Talk of succession in the event of a vacancy in the DA’s office has begun:
If Fred Thompson leaves to run for Prez, Cabot could replace him as DA.
Actually, NBC would be smart to work a presidential run into the script. (That is, if L&O stays around for another season–see TV Guide for that discussion.)
Would that create an FEC legal problem? Maybe. But I don’t remember a whole lot of gnashing of teeth over the legality of another television drama using ongoing current political events as subject matter during election years.
Also wondering about the fate of L&O after a potential Thompson announcement is Prof. Volokh, who read this in the WP:
One potential consequence of a Thompson campaign could be the blackout of “Law & Order” episodes in which Thompson appears.

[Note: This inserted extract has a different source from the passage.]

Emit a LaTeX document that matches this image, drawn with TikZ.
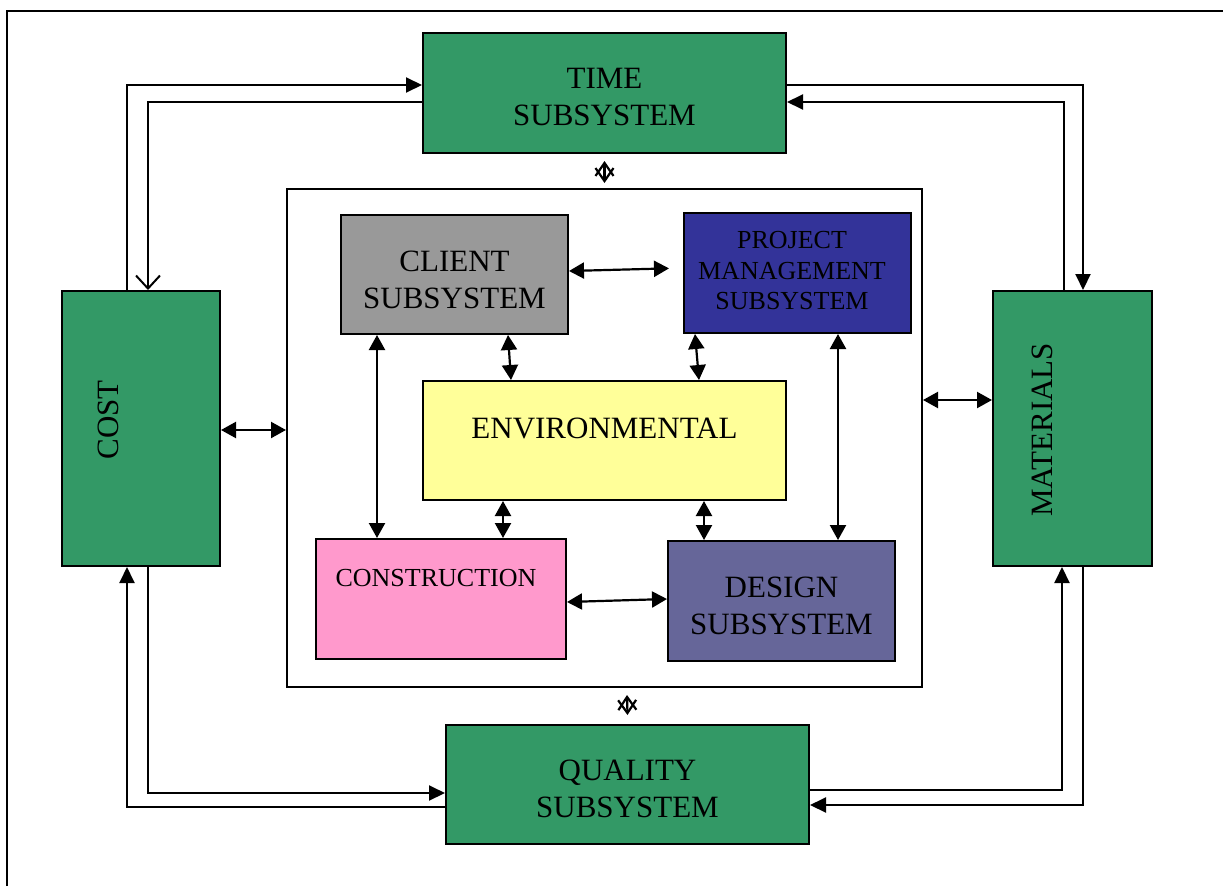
\documentclass[tikz,border=0pt]{standalone}
\usepackage{fontspec}
\setmainfont{Liberation Serif}
\usetikzlibrary{arrows.meta,calc}
\definecolor{sgreen}{RGB}{51,153,102}
\definecolor{cgray}{RGB}{153,153,153}
\definecolor{pmblue}{RGB}{51,51,153}
\definecolor{envyel}{RGB}{255,255,153}
\definecolor{conpink}{RGB}{255,153,204}
\definecolor{desblue}{RGB}{102,102,153}
\tikzset{
  box/.style={draw=black, line width=2pt, inner sep=0pt},
  txt/.style={inner sep=0pt, align=center, font=\fontsize{31}{37}\selectfont},
  smalltxt/.style={txt, font=\fontsize{26}{30.5}\selectfont},
  arr/.style={line width=2pt, -{Triangle[length=16pt,width=15pt]}},
  barb/.style={line width=2pt, -{Straight Barb[length=13pt,width=24pt,line width=2pt]}},
  dbl/.style={line width=2.2pt, {Triangle[length=15pt,width=16pt]}-{Triangle[length=15pt,width=16pt]}},
  glyph/.style={line width=2.2pt, {Straight Barb[length=13pt,width=18pt,line width=2.2pt]}-{Straight Barb[length=13pt,width=18pt,line width=2.2pt]}}
}
\begin{document}
\begin{tikzpicture}[x=1pt,y=-1pt]
\useasboundingbox (0,0) rectangle (1223,886);
% clipped outer frame
\draw[line width=2.4pt] (7,886) -- (7,11) -- (1223,11);

\node[box, fill=sgreen, minimum width=363pt, minimum height=120pt] (time) at (604.5,93) {};
\node[txt] (timetxt) at (604.5,97) {TIME\\SUBSYSTEM};
\node[box, fill=sgreen, minimum width=158pt, minimum height=275pt] (cost) at (141,428.5) {};
\node[txt, rotate=90] (costtxt) at (108,420) {COST};
\node[box, fill=sgreen, minimum width=159pt, minimum height=275pt] (materials) at (1072.5,428.5) {};
\node[txt, rotate=90] (mattxt) at (1042,430) {MATERIALS};
\node[box, fill=sgreen, minimum width=363pt, minimum height=119pt] (quality) at (627.5,784.5) {};
\node[txt] (qualtxt) at (627.5,788.5) {QUALITY\\SUBSYSTEM};

\node[box, minimum width=635pt, minimum height=498pt] (frame) at (604.5,438) {};

\node[box, fill=cgray, minimum width=227pt, minimum height=119pt] (client) at (454.5,274.5) {};
\node[txt] (clienttxt) at (454.5,279.5) {CLIENT\\SUBSYSTEM};
\node[box, fill=pmblue, minimum width=227pt, minimum height=120pt] (pm) at (797.5,273) {};
\node[smalltxt] (pmtxt) at (792,271) {PROJECT\\MANAGEMENT\\SUBSYSTEM};
\node[box, fill=envyel, minimum width=363pt, minimum height=119pt] (env) at (604.5,440.5) {};
\node[txt] (envtxt) at (604.5,428) {ENVIRONMENTAL};
\node[box, fill=conpink, minimum width=250pt, minimum height=120pt] (cons) at (441,599) {};
\node[smalltxt] (constxt) at (436,578) {CONSTRUCTION};
\node[box, fill=desblue, minimum width=227pt, minimum height=120pt] (design) at (781.5,601) {};
\node[txt] (destxt) at (781.5,605.5) {DESIGN\\SUBSYSTEM};

% outer loops
\draw[arr] ([xshift=-14pt]cost.north) |- ([yshift=8pt]time.west);
\draw[barb] ([yshift=-9pt]time.west) -| ([xshift=7pt]cost.north);
\draw[arr] ([yshift=8pt]time.east) -| ([xshift=10.5pt]materials.north);
\draw[arr] ([xshift=-8.5pt]materials.north) |- ([yshift=-9pt]time.east);
\draw[arr] ([yshift=-22.5pt]quality.west) -| ([xshift=-14pt]cost.south);
\draw[arr] ([xshift=7pt]cost.south) |- ([yshift=-8.5pt]quality.west);
\draw[arr] ([yshift=-5.5pt]quality.east) -| ([xshift=-10.5pt]materials.south);
\draw[arr] ([xshift=10.5pt]materials.south) |- ([yshift=-20.5pt]quality.east);

% frame links
\draw[dbl] ([yshift=-1.5pt]cost.east) -- ([yshift=8pt]frame.west);
\draw[dbl] ([yshift=38pt]frame.east) -- ([yshift=28.5pt]materials.west);
\draw[glyph] ([yshift=-7pt]time.south) -- ([yshift=5pt]frame.north);
\draw[glyph] ([xshift=22.5pt,yshift=-7pt]frame.south) -- ([yshift=9pt]quality.north);

% inner links
\draw[dbl, shorten >=14pt] ([yshift=3.5pt]client.east) -- ([yshift=5pt]pm.west);
\draw[dbl] ([xshift=-77.5pt]client.south) -- ([xshift=-64pt]cons.north);
\draw[dbl] ([xshift=53.5pt]client.south) -- ([xshift=-93.5pt]env.north);
\draw[dbl] ([xshift=-102.5pt]pm.south) -- ([xshift=94.5pt]env.north);
\draw[dbl] ([xshift=40.5pt]pm.south) -- ([xshift=56.5pt]design.north);
\draw[dbl] ([xshift=-101.5pt]env.south) -- ([xshift=62pt]cons.north);
\draw[dbl] ([xshift=99.5pt]env.south) -- ([xshift=-77.5pt]design.north);
\draw[dbl] ([yshift=-3pt]cons.east) -- ([yshift=2pt]design.west);
\end{tikzpicture}
\end{document}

That prompted the law professor to wonder:
An interesting twist, however, is that the FCC’s “equal time” provisions have never been applied to cable networks, though cable networks typically comply “voluntarily.” This leads the Post story to speculate whether a Thompson campaign could provoke a legal challenge to the application of the rule to entertainment programming on cable TV.
The discussion about the legality of L&O reruns continues at Volokh’s place.
The real issue is not for TNT, but rather for NBC. . . . [The network] does not have rights to reair any Law and Order episode it wants, due to the nature of the syndication agreement. It would be restricted to more recent episodes, all of which include Fred Thompson. NBC in the summer (as well as on Saturday nights all year round) relies a great deal on Law and Order reruns . . .
Am I the only one that remembers a similar situation with Al Gore? He appeared, albeit in animated form, in an episode of Futurama, as himself, the sitting Vice President of the United States, when he was the Democratic Nominee (his daughter was a writer for the show).
During a campaign, a TV station or radio station can’t simply give airtime to one campaign, but it can run a Hannity show for three hours running, or some local equivalent, which is much the same thing.
The last commenter, in noting broadcast activities legally exempted at campaign time, exposes the whole FEC rule to a ridicule that is richly deserved whenever government tries to force free speech to be “fair” speech.